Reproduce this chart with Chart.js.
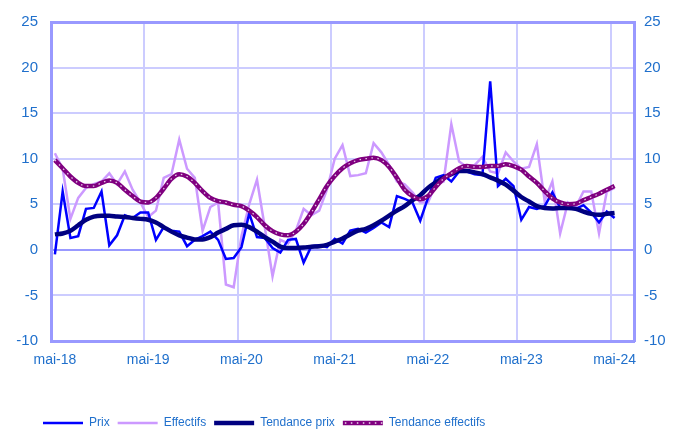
<!DOCTYPE html>
<html>
<head>
<meta charset="utf-8">
<script src="https://cdn.jsdelivr.net/npm/chart.js@4"></script>
<style>
  html, body { margin: 0; padding: 0; background: #fff; }
  #wrap { width: 678px; height: 432px; }
</style>
</head>
<body>
<div id="wrap"><canvas id="chart" width="678" height="432"></canvas></div>
<script>
// Mois de l'axe : mai-18 ... juil-24 (l'axe déborde un peu après la dernière donnée)
const moisNoms = ['mai', 'juin', 'juil', 'août', 'sept', 'oct', 'nov', 'déc', 'janv', 'févr', 'mars', 'avr'];
const nbMois = 75;
const mois = [];
for (let i = 0; i < nbMois; i++) {
    const annee = 18 + Math.floor((4 + i) / 12);
    mois.push(moisNoms[i % 12] + '-' + annee);
}

const graduations = [-10, -5, 0, 5, 10, 15, 20, 25];

// Glissement annuel, en %
const prix = [-0.5, 6.4, 1.3, 1.5, 4.5, 4.6, 6.4, 0.5, 1.6, 3.8,
    3.5, 4.1, 4.1, 1.1, 2.5, 2.1, 2.0, 0.4, 1.1, 1.5,
    2.0, 1.1, -1.0, -0.9, 0.3, 4.0, 1.4, 1.3, 0.2, -0.3,
    1.1, 1.2, -1.4, 0.4, 0.5, 0.3, 1.2, 0.7, 2.1, 2.3,
    1.9, 2.4, 3.0, 2.5, 5.9, 5.6, 5.2, 3.2, 5.7, 7.9,
    8.2, 7.5, 8.6, 8.6, 8.3, 8.2, 18.5, 7.0, 7.8, 7.0,
    3.3, 4.7, 4.5, 4.8, 6.3, 4.6, 4.7, 4.5, 4.9, 4.1,
    3.0, 4.2, 3.5];

const effectifs = [10.6, 8.9, 3.4, 5.7, 6.8, 7.2, 7.5, 8.4, 7.2, 8.6,
    6.6, 5.2, 3.6, 4.3, 7.9, 8.3, 12.1, 8.9, 7.9, 2.1,
    4.7, 5.2, -3.8, -4.1, 1.5, 5.0, 7.7, 2.5, -2.9, 1.1,
    0.7, 2.1, 4.5, 3.8, 4.3, 6.6, 10.0, 11.5, 8.1, 8.2,
    8.4, 11.7, 10.7, 9.3, 7.5, 7.2, 6.3, 5.2, 5.2, 7.2,
    7.5, 13.8, 9.7, 9.1, 9.3, 10.2, 8.6, 8.4, 10.7, 9.7,
    8.9, 9.1, 11.6, 5.4, 7.5, 1.8, 5.2, 4.7, 6.4, 6.4,
    1.8, 6.4, 6.8];

const tendancePrix = [1.7, 1.8, 2.1, 2.7, 3.3, 3.65, 3.75, 3.75, 3.65, 3.6,
    3.5, 3.4, 3.3, 3.0, 2.5, 2.0, 1.6, 1.35, 1.15, 1.15,
    1.4, 1.9, 2.3, 2.7, 2.75, 2.5, 2.0, 1.4, 0.9, 0.35,
    0.2, 0.2, 0.25, 0.35, 0.4, 0.55, 0.9, 1.25, 1.7, 2.1,
    2.3, 2.7, 3.2, 3.75, 4.3, 4.8, 5.45, 6.0, 6.8, 7.4,
    7.9, 8.3, 8.65, 8.65, 8.5, 8.3, 7.95, 7.6, 7.15, 6.5,
    5.8, 5.3, 4.8, 4.6, 4.55, 4.6, 4.6, 4.5, 4.2, 3.95,
    3.85, 3.95, 4.05];

const tendanceEffectifs = [9.85, 8.95, 8.05, 7.35, 7.0, 7.0, 7.35, 7.6, 7.35, 6.6,
    5.9, 5.3, 5.2, 5.7, 6.7, 7.8, 8.3, 8.05, 7.35, 6.45,
    5.7, 5.35, 5.2, 4.95, 4.8, 4.3, 3.6, 2.7, 2.05, 1.7,
    1.6, 2.0, 2.85, 4.1, 5.55, 7.0, 8.1, 8.95, 9.5, 9.85,
    10.0, 10.1, 9.85, 9.1, 7.9, 6.6, 5.9, 5.55, 5.9, 6.9,
    7.8, 8.4, 8.95, 9.2, 9.1, 9.1, 9.2, 9.2, 9.4, 9.2,
    8.8, 8.05, 7.35, 6.45, 5.65, 5.2, 5.0, 5.05, 5.45, 5.8,
    6.15, 6.6, 7.0];

const police = 'Liberation Sans, Arial, sans-serif';
const bleuTexte = '#2070cc';
const cadre = '#9999ff';
const grille = '#ccccff';

// la légende commence sous le graphique, un peu à droite du bord
const decalageLegende = {
    id: 'decalageLegende',
    afterLayout(chart) {
        chart.legend.left += 35;
        chart.legend.right += 35;
        chart.legend.top += 3;
        chart.legend.bottom += 3;
    }
};

// pointillés blancs sur la courbe "Tendance effectifs" de la légende
const pointillesLegende = {
    id: 'pointillesLegende',
    afterDraw(chart) {
        const boites = chart.legend.legendHitBoxes;
        if (!boites || !boites[3]) return;
        const b = boites[3];
        const ctx = chart.ctx;
        const y = b.top + b.height / 2;
        ctx.save();
        ctx.strokeStyle = 'rgba(255,255,255,0.85)';
        ctx.lineWidth = 1.5;
        ctx.setLineDash([1.5, 4.5]);
        ctx.beginPath();
        ctx.moveTo(b.left + 2, y);
        ctx.lineTo(b.left + 40, y);
        ctx.stroke();
        ctx.restore();
    }
};

const couleurGrilleY = ctx => {
    const v = ctx.tick ? ctx.tick.value : null;
    if (v === 25 || v === 0 || v === -10) return cadre;
    return grille;
};
const epaisseurGrilleY = ctx => {
    const v = ctx.tick ? ctx.tick.value : null;
    if (v === 25 || v === -10) return 3;
    return 2;
};

new Chart(document.getElementById('chart').getContext('2d'), {
    type: 'line',
    data: {
        labels: mois,
        datasets: [
            {
                label: 'Prix',
                data: prix,
                borderColor: '#0000ff',
                borderWidth: 2.5,
                pointRadius: 0,
                tension: 0,
                order: 4
            },
            {
                label: 'Effectifs',
                data: effectifs,
                borderColor: '#cc99ff',
                borderWidth: 2.5,
                pointRadius: 0,
                tension: 0,
                order: 5
            },
            {
                label: 'Tendance prix',
                data: tendancePrix,
                borderColor: '#000080',
                borderWidth: 4.5,
                pointRadius: 0,
                cubicInterpolationMode: 'monotone',
                order: 3
            },
            {
                label: 'Tendance effectifs',
                data: tendanceEffectifs,
                borderColor: '#800080',
                borderWidth: 4.5,
                pointRadius: 0,
                cubicInterpolationMode: 'monotone',
                order: 2
            },
            {
                label: 'pointilles',
                data: tendanceEffectifs,
                borderColor: 'rgba(255,255,255,0.8)',
                borderWidth: 1.3,
                borderDash: [1.5, 4.5],
                pointRadius: 0,
                cubicInterpolationMode: 'monotone',
                order: 1
            }
        ]
    },
    options: {
        responsive: false,
        animation: false,
        devicePixelRatio: 1,
        layout: { padding: { top: 17, left: 0, right: 0, bottom: -4 } },
        scales: {
            x: {
                offset: true,
                border: { color: cadre, width: 3 },
                grid: {
                    offset: true,
                    drawTicks: false,
                    lineWidth: 2,
                    color: ctx => (ctx.index !== undefined && ctx.index > 0 && ctx.index % 12 === 0) ? grille : 'transparent'
                },
                ticks: {
                    autoSkip: false,
                    maxRotation: 0,
                    minRotation: 0,
                    padding: 11,
                    color: bleuTexte,
                    font: { family: police, size: 14 },
                    callback: (v, i) => i % 12 === 0 ? mois[i] : ''
                },
                afterFit: s => { s.height = 65; }
            },
            y: {
                position: 'left',
                min: -10,
                max: 25,
                border: { color: cadre, width: 3 },
                grid: { drawTicks: false, color: couleurGrilleY, lineWidth: epaisseurGrilleY },
                ticks: {
                    stepSize: 5,
                    padding: 13,
                    color: bleuTexte,
                    font: { family: police, size: 15 },
                    callback: v => graduations.includes(v) ? v : ''
                },
                afterFit: s => { s.width = 51; }
            },
            y1: {
                position: 'right',
                min: -10,
                max: 25,
                border: { color: cadre, width: 3 },
                grid: { drawOnChartArea: false, drawTicks: false },
                ticks: {
                    stepSize: 5,
                    padding: 10,
                    color: bleuTexte,
                    font: { family: police, size: 15 },
                    callback: v => graduations.includes(v) ? v : ''
                },
                afterFit: s => { s.width = 44; }
            }
        },
        plugins: {
            tooltip: { enabled: false },
            legend: {
                position: 'bottom',
                align: 'start',
                labels: {
                    usePointStyle: true,
                    pointStyleWidth: 40,
                    padding: 8,
                    color: bleuTexte,
                    font: { family: police, size: 12 },
                    generateLabels: chart => chart.data.datasets.slice(0, 4).map((ds, i) => ({
                        text: ds.label,
                        strokeStyle: ds.borderColor,
                        fillStyle: ds.borderColor,
                        lineWidth: ds.borderWidth,
                        pointStyle: 'line',
                        fontColor: bleuTexte,
                        hidden: false,
                        datasetIndex: i
                    }))
                }
            }
        }
    },
    plugins: [decalageLegende, pointillesLegende]
});
</script>
</body>
</html>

------------------------------

WHAT YOU WILL DO: Reproduce the material above from its first line through the line containing "const graduations = [-10, -5, 0, 5, 10, 15, 20, 25];", both ends included, and skip every picture.

FINAL RESULT:
Reproduce this chart with Chart.js.
<!DOCTYPE html>
<html>
<head>
<meta charset="utf-8">
<script src="https://cdn.jsdelivr.net/npm/chart.js@4"></script>
<style>
  html, body { margin: 0; padding: 0; background: #fff; }
  #wrap { width: 678px; height: 432px; }
</style>
</head>
<body>
<div id="wrap"><canvas id="chart" width="678" height="432"></canvas></div>
<script>
// Mois de l'axe : mai-18 ... juil-24 (l'axe déborde un peu après la dernière donnée)
const moisNoms = ['mai', 'juin', 'juil', 'août', 'sept', 'oct', 'nov', 'déc', 'janv', 'févr', 'mars', 'avr'];
const nbMois = 75;
const mois = [];
for (let i = 0; i < nbMois; i++) {
    const annee = 18 + Math.floor((4 + i) / 12);
    mois.push(moisNoms[i % 12] + '-' + annee);
}

const graduations = [-10, -5, 0, 5, 10, 15, 20, 25];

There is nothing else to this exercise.